WATKINS: She says farmed oysters can provide some of the same natural benefits as wild oysters, such as purifying the water. That matters because wild Texas oysters haven't fared well for years. They've suffered from drought, flood events and hurricanes - conditions that are exacerbated by human-caused climate change.
WILLIAMS: We're seeing larger storms, and with those storms comes sedimentation. It's hard for reefs to recover from that sedimentation.
WATKINS: And without oyster reefs, coastal communities are more vulnerable to the impacts of climate change, like sea level rise and hurricane storm surge. Farmed oysters won't replace wild oysters, but they could help relieve some of the harvesting pressure. The majority of wild reefs in Texas are already close to harvesting, even though the oyster season is supposed to stay open through April.
JOE FOX: It's basically at the whim of nature and rather unpredictable.

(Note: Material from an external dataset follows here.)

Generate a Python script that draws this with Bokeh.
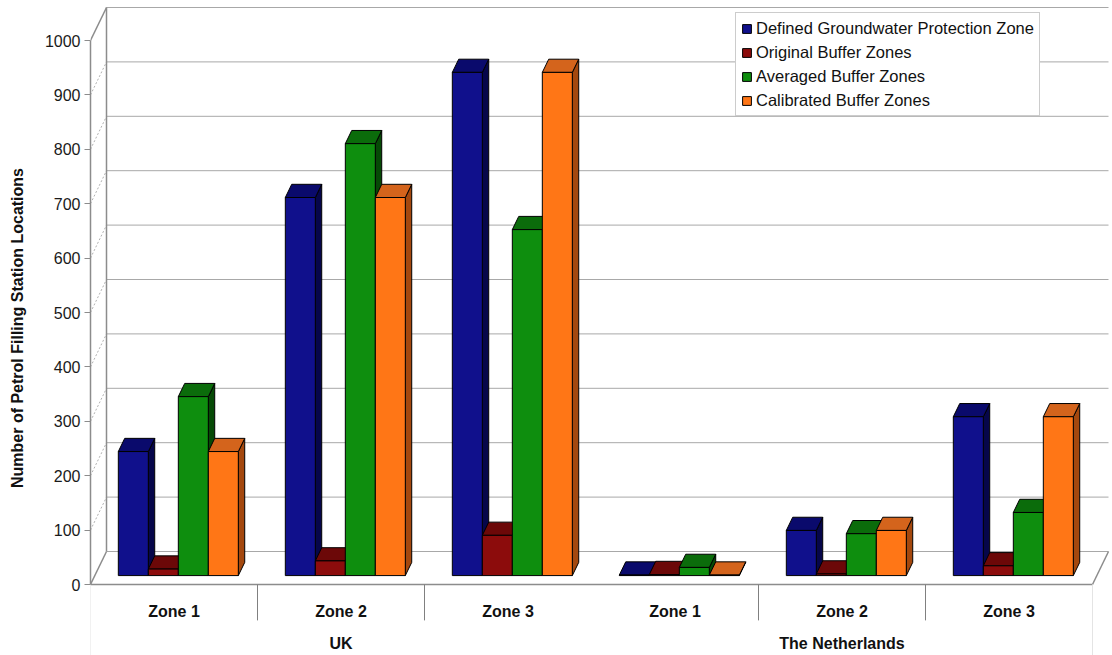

WATKINS: That's Joe Fox. He's the executive director of Palacios Marine Agriculture Research, located on the central Texas coast. Before that, he helped start the state's oyster farming industry.
FOX: What commercial oyster farming can do is level that playing field.
WATKINS: Fox says that made it pretty easy to get people on board. In 2019, state lawmakers passed legislation that gave Texas Parks and Wildlife the authority to develop the program.
FOX: In a very short period of time, we've kind of jump-started an industry.
WATKINS: Now there are four farms in the state, including Kaplan's, and other applications are in the works. That could mean different-tasting oysters because oysters are a bit like fine wine. Their taste reflects where they're grown, meaning each Texas farm has its own unique flavor.
For NPR News, I'm Katie Watkins in Galveston.